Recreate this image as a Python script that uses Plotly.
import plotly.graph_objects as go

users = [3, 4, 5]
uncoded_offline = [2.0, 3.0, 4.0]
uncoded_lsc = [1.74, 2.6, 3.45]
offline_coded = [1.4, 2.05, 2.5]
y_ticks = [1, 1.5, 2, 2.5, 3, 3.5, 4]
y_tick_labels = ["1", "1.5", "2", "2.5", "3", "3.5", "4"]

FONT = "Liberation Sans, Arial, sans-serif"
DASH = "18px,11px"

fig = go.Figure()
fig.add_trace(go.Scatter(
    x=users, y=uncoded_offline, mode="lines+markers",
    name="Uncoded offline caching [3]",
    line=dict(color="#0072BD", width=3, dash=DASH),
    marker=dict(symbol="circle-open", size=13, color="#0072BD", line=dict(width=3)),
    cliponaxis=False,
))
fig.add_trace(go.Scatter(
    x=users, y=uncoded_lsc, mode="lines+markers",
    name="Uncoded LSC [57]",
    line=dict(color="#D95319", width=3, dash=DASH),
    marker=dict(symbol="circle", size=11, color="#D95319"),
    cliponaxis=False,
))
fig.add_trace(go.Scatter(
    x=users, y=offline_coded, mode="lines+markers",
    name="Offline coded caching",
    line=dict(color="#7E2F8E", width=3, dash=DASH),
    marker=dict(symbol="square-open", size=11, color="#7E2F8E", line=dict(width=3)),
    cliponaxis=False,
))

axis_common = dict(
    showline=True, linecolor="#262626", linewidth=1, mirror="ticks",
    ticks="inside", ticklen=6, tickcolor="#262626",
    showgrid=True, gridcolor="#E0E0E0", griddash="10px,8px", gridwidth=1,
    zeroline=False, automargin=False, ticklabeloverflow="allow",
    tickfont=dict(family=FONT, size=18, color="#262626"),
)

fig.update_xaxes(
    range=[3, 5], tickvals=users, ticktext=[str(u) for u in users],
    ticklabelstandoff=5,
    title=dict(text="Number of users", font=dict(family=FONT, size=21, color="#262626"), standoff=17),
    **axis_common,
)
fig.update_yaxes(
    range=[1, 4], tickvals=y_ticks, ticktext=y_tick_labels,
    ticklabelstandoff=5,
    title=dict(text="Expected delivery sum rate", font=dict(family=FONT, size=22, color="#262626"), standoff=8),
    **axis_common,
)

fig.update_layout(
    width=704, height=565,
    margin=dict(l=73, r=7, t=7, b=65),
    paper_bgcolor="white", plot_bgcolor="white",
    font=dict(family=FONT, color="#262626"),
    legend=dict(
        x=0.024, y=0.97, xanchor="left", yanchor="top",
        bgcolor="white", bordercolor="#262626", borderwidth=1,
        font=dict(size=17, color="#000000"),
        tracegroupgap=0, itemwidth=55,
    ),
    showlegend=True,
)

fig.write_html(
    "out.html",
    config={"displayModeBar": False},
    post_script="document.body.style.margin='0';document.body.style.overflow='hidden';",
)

_Job:_
Copy out the whole listing exactly.

_Answer for the task:_
Recreate this image as a Python script that uses Plotly.
import plotly.graph_objects as go

users = [3, 4, 5]
uncoded_offline = [2.0, 3.0, 4.0]
uncoded_lsc = [1.74, 2.6, 3.45]
offline_coded = [1.4, 2.05, 2.5]
y_ticks = [1, 1.5, 2, 2.5, 3, 3.5, 4]
y_tick_labels = ["1", "1.5", "2", "2.5", "3", "3.5", "4"]

FONT = "Liberation Sans, Arial, sans-serif"
DASH = "18px,11px"

fig = go.Figure()
fig.add_trace(go.Scatter(
    x=users, y=uncoded_offline, mode="lines+markers",
    name="Uncoded offline caching [3]",
    line=dict(color="#0072BD", width=3, dash=DASH),
    marker=dict(symbol="circle-open", size=13, color="#0072BD", line=dict(width=3)),
    cliponaxis=False,
))
fig.add_trace(go.Scatter(
    x=users, y=uncoded_lsc, mode="lines+markers",
    name="Uncoded LSC [57]",
    line=dict(color="#D95319", width=3, dash=DASH),
    marker=dict(symbol="circle", size=11, color="#D95319"),
    cliponaxis=False,
))
fig.add_trace(go.Scatter(
    x=users, y=offline_coded, mode="lines+markers",
    name="Offline coded caching",
    line=dict(color="#7E2F8E", width=3, dash=DASH),
    marker=dict(symbol="square-open", size=11, color="#7E2F8E", line=dict(width=3)),
    cliponaxis=False,
))

axis_common = dict(
    showline=True, linecolor="#262626", linewidth=1, mirror="ticks",
    ticks="inside", ticklen=6, tickcolor="#262626",
    showgrid=True, gridcolor="#E0E0E0", griddash="10px,8px", gridwidth=1,
    zeroline=False, automargin=False, ticklabeloverflow="allow",
    tickfont=dict(family=FONT, size=18, color="#262626"),
)

fig.update_xaxes(
    range=[3, 5], tickvals=users, ticktext=[str(u) for u in users],
    ticklabelstandoff=5,
    title=dict(text="Number of users", font=dict(family=FONT, size=21, color="#262626"), standoff=17),
    **axis_common,
)
fig.update_yaxes(
    range=[1, 4], tickvals=y_ticks, ticktext=y_tick_labels,
    ticklabelstandoff=5,
    title=dict(text="Expected delivery sum rate", font=dict(family=FONT, size=22, color="#262626"), standoff=8),
    **axis_common,
)

fig.update_layout(
    width=704, height=565,
    margin=dict(l=73, r=7, t=7, b=65),
    paper_bgcolor="white", plot_bgcolor="white",
    font=dict(family=FONT, color="#262626"),
    legend=dict(
        x=0.024, y=0.97, xanchor="left", yanchor="top",
        bgcolor="white", bordercolor="#262626", borderwidth=1,
        font=dict(size=17, color="#000000"),
        tracegroupgap=0, itemwidth=55,
    ),
    showlegend=True,
)

fig.write_html(
    "out.html",
    config={"displayModeBar": False},
    post_script="document.body.style.margin='0';document.body.style.overflow='hidden';",
)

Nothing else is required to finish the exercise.